Where to Apply This Framework
| Onboarding Element | Level 1 Default | Recommended Level | Why |
| First-run tooltips | Feature | Emotion | First impression sets the tone for the entire experience |
| Feature discovery nudges | Feature | Outcome | User needs to understand the value to investigate further |
| Empty state messages | Feature | Emotion | An empty page is a moment of doubt — emotion copy converts it to anticipation |
| Checklist items | Feature | Outcome | The user needs to see the result of each step, not just the instruction |
| Upgrade prompts | Feature | Emotion | Upgrades require emotional motivation, not feature lists |
| Error recovery tooltips | Feature | Outcome + Emotion | The user is frustrated — combine empathy with a clear next step |
Building a Tooltip Style Guide

If your product has more than 20 tooltips, standardize them. Here is the style guide structure I use with clients:
- Default level: All tooltips start at Level 2 (Outcome) minimum. Level 1 (Feature) is only acceptable for genuinely self-explanatory actions.
- First-run tooltips: Level 3 (Emotion).
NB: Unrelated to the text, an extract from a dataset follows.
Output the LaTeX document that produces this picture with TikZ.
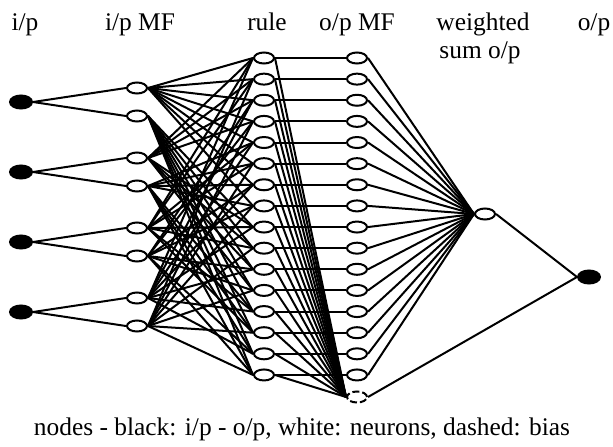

The first five tooltips a new user sees should all be emotion-level because this is where first impressions are formed.
- Character limit: 80 characters for tooltips, 120 for empty-state messages. Brevity is non-negotiable.
- Tone: Conversational, not instructional. Write like a helpful coworker, not a user manual.
- Testing: A/B test one tooltip per sprint. Measure completion rate of the action the tooltip describes, not just tooltip dismissal rate.
Conclusion
Your onboarding tooltips are not help text. They are conversation starters between your product and a user who is deciding, right now, whether this tool is worth their time. Feature-level copy tells them what to click. Outcome-level copy tells them what they get. Emotion-level copy tells them how their day changes.
Rewrite your first five tooltips using the Feature → Outcome → Emotion framework. Measure first-week retention before and after. The numbers will tell you what every churned user could not: the problem was never the product. It was the words.